I hope you now have an idea of the challenges facing ecologists and conservationists. And ultimately, if we don't overcome these problems, soon the challenges will be facing all of humanity, and they'll be beyond what anyone can deal with. I've estimated that if we don't mount a serious and global campaign to protect the wild places of Planet Earth, we will likely lose as much as half of all living species, and there will be environmental chaos everywhere that will impact things such as the food and water we have available to us, and where we might comfortably live. And on top of that we might also be having to deal with exacerbated conflicts between different groups of humans, for the resources that remain. Environmental degradation may even (and may indeed already) cause new disease epidemics, among humans and among our domestic animals and crops.

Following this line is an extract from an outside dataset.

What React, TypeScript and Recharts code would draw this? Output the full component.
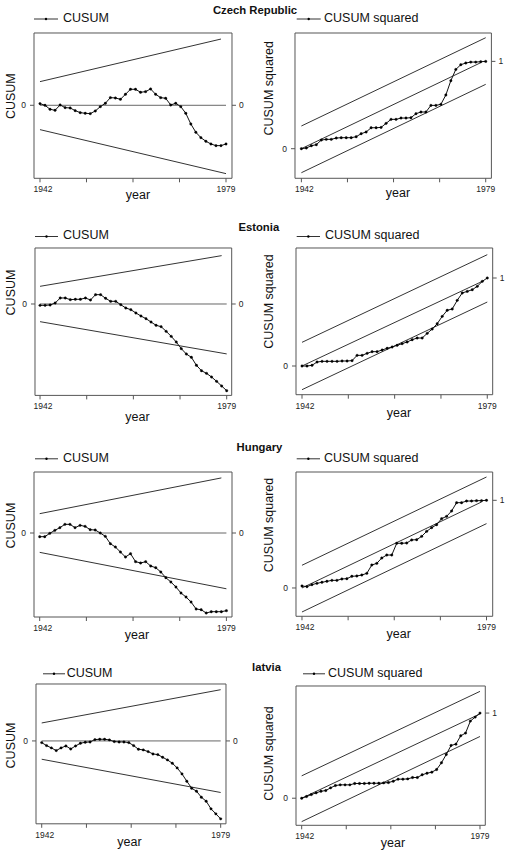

The farm guys who own these lands are starting to get an inkling of these issues and for that we are trying to help them. I leave you simply with these photos of the still pristine nature, of the many beautiful and impressive plants and landscapes still present on the Greater Munnik Conservancy. Think about the issues, wherever you might be, and visit the wild places close to you, appreciate them, and do whatever you reasonably can for their protection and maintenance.